In the examining room, I change into an open-in-the-front gown. About 15 minutes later, Dr. Rugo’s assistant Robin (a different Robin than my chemo teach nurse) comes in. I’m snarky right away and ask if we can just count on Rugo being 2 hours behind schedule every time. I couldn’t help myself. She apologizes, of course, and says they are working on it. I apologize for the snide remark, and again she reiterates they are working on it. She then asks a bunch of questions about any side effects I’ve experienced, looks at my blood work results (which are good), appetite, diet, energy level, sleeping patterns—all the usual touch points which she keys into my chart as we talk. She asks if I have a port. I say no, that I’ve been avoiding it until it’s confirmed the chemo is working, but I add that I think that it is working. She says that either way, working or not, I’m going to have to continue chemo even if they change the cocktail. I tell her no. That this chemo is it, that this is more than I ever thought I would do again. We drop the subject. Next, she gives my tumor sites a thorough exam and then measures each one. She compares her measurements to Rugo’s two weeks ago and with the ultrasound last Tuesday. My heart sinks a little when she says they look the same. It’s then that she lets me know that Dr. Rugo will be in soon, and she will remeasure.

About 15 minutes later, Rugo arrives. Apologizes for the long wait. I tell her no worries. She reviews my chart, and Robin’s notes. She immediately expresses her concern about me telling Robin that I wanted to stop the chemo. I tell her that isn’t what I said.
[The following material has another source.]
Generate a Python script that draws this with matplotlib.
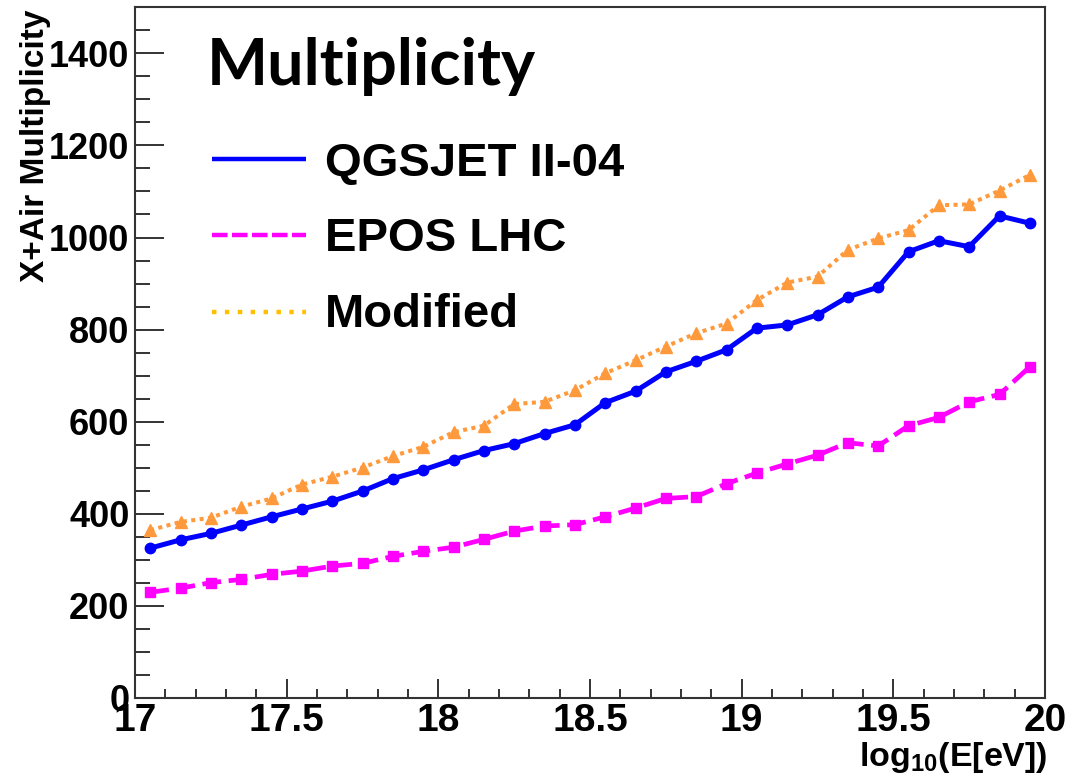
import matplotlib
matplotlib.use("Agg")
import matplotlib.pyplot as plt
from matplotlib.lines import Line2D
from matplotlib.ticker import MultipleLocator, FormatStrFormatter

# ---------------- data ----------------
log_energy = [17.05, 17.15, 17.25, 17.35, 17.45, 17.55, 17.65, 17.75, 17.85, 17.95,
              18.05, 18.15, 18.25, 18.35, 18.45, 18.55, 18.65, 18.75, 18.85, 18.95,
              19.05, 19.15, 19.25, 19.35, 19.45, 19.55, 19.65, 19.75, 19.85, 19.95]
qgsjet = [325, 343, 357, 375, 393, 410, 427, 449, 476, 495,
          517, 537, 552, 574, 593, 641, 666, 708, 731, 756,
          803, 810, 832, 871, 892, 969, 993, 980, 1047, 1031]
epos = [229, 238, 250, 257, 268, 275, 286, 292, 307, 318,
        327, 344, 362, 373, 376, 393, 412, 433, 437, 465,
        488, 508, 527, 554, 547, 591, 609, 643, 659, 719]
modified = [364, 382, 391, 415, 433, 463, 480, 500, 525, 545,
            577, 591, 638, 643, 668, 705, 733, 763, 792, 813,
            864, 902, 915, 973, 998, 1016, 1070, 1072, 1102, 1136]
legend_labels = ["QGSJET II-04", "EPOS LHC", "Modified"]
title_text = "Multiplicity"
x_label = r"log$_{\mathbf{10}}$(E[eV])"
y_label = "X+Air Multiplicity"

plt.rcParams['mathtext.fontset'] = 'custom'
plt.rcParams['mathtext.rm'] = 'Liberation Sans:bold'
plt.rcParams['mathtext.bf'] = 'Liberation Sans:bold'

W, H = 1074, 773
fig = plt.figure(figsize=(W / 100, H / 100), dpi=100)
L, R, T, B = 135, 1045, 7.4, 697.7
ax = fig.add_axes([L / W, 1 - B / H, (R - L) / W, (B - T) / H])

BLUE = '#0000ff'
MAGENTA = '#ff00ff'
ORANGE = '#ff9a3c'
YELLOW = '#ffc000'

ax.plot(log_energy, modified, color=ORANGE, lw=2.9, dashes=(1.0, 1.1),
        marker='^', ms=8.5, mec=ORANGE, mfc=ORANGE, zorder=3)
ax.plot(log_energy, epos, color=MAGENTA, lw=3.4, dashes=(4.0, 1.6),
        marker='s', ms=7.5, mec=MAGENTA, mfc=MAGENTA, zorder=3)
ax.plot(log_energy, qgsjet, color=BLUE, lw=3.6, ls='-',
        marker='o', ms=7.5, mec=BLUE, mfc=BLUE, zorder=4)

ax.set_xlim(17, 20)
ax.set_ylim(0, 1500)
ax.xaxis.set_major_locator(MultipleLocator(0.5))
ax.xaxis.set_minor_locator(MultipleLocator(0.1))
ax.yaxis.set_major_locator(MultipleLocator(200))
ax.yaxis.set_minor_locator(MultipleLocator(50))
ax.xaxis.set_major_formatter(FormatStrFormatter('%g'))

for s in ax.spines.values():
    s.set_linewidth(1.5)
    s.set_color('#333333')

ax.tick_params(axis='both', which='both', direction='in', color='#333333', width=1.4,
               top=False, right=False)
ax.tick_params(axis='y', which='major', length=21, pad=4)
ax.tick_params(axis='y', which='minor', length=10.8)
ax.tick_params(axis='x', which='major', length=13.4, pad=3.5)
ax.tick_params(axis='x', which='minor', length=6.7)

for lab in ax.get_yticklabels():
    lab.set_fontfamily('Liberation Sans')
    lab.set_fontweight('bold')
    lab.set_fontsize(26)
for lab in ax.get_xticklabels():
    lab.set_fontfamily('Liberation Sans')
    lab.set_fontweight('bold')
    lab.set_fontsize(28)

# axis titles
fig.text(36 / W, 1 - 10 / H, y_label, rotation=90, ha='center', va='top',
         family=['Liberation Sans Narrow', 'Liberation Sans'], fontweight='bold', fontsize=24)
fig.text(1048 / W, 1 - 766 / H, x_label, ha='right', va='baseline',
         family='Liberation Sans', fontweight='bold', fontsize=24.5)

# overlay title and legend
fig.text(207 / W, 1 - 85 / H, title_text, ha='left', va='baseline',
         family='Lato', fontweight='bold', fontsize=46.5)

styles = [dict(color=BLUE, ls='-', lw=3.2),
          dict(color=MAGENTA, lw=3.2, dashes=(3.5, 1.0)),
          dict(color=YELLOW, lw=3.2, dashes=(1.0, 1.9))]
line_y = [159.3, 235, 311.7]
text_base = [175.7, 250.7, 326.7]
for lab, st, ly, tb in zip(legend_labels, styles, line_y, text_base):
    fig.add_artist(Line2D([211.7 / W, 306 / W], [1 - ly / H, 1 - ly / H],
                          transform=fig.transFigure, solid_capstyle='butt',
                          dash_capstyle='butt', **st))
    fig.text(325 / W, 1 - tb / H, lab, ha='left', va='baseline',
             family='Liberation Sans', fontweight='bold', fontsize=34)

fig.savefig('out.png', dpi=100)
I will only stop if the chemo isn’t working after three infusions. I then add, “I think it’s working.” Rugo’s pleased to hear this and realizes I’m on board, so we continue with her question and answer routine, and she reviews my blood work. All is looking good. Sodium is a little low, but EVERYTHING LOOKS REALLY GOOD.

Drum roll, if you please. It’s time for her to measure my tumors, and I’m feeling a little anxious. Steve, too. She proceeds and announces (in centimeters) …

Tumor                   2 weeks ago              Today
Chest Wall              3 x 2                             2 x 1.5
Axillary node         2 x 1.5                          1 x .8

We are all more than thrilled with this result. The chemo appears to be working, better than we hoped.

I think it’s more than the chemo that is shrinking these tumors. It angels. Angels on earth. People who believe I will be cancer free again. People who have me in their prayers. People who have me in their hearts. People who encourage me and believe. Believe, like me, in only one outcome. Those angels are you.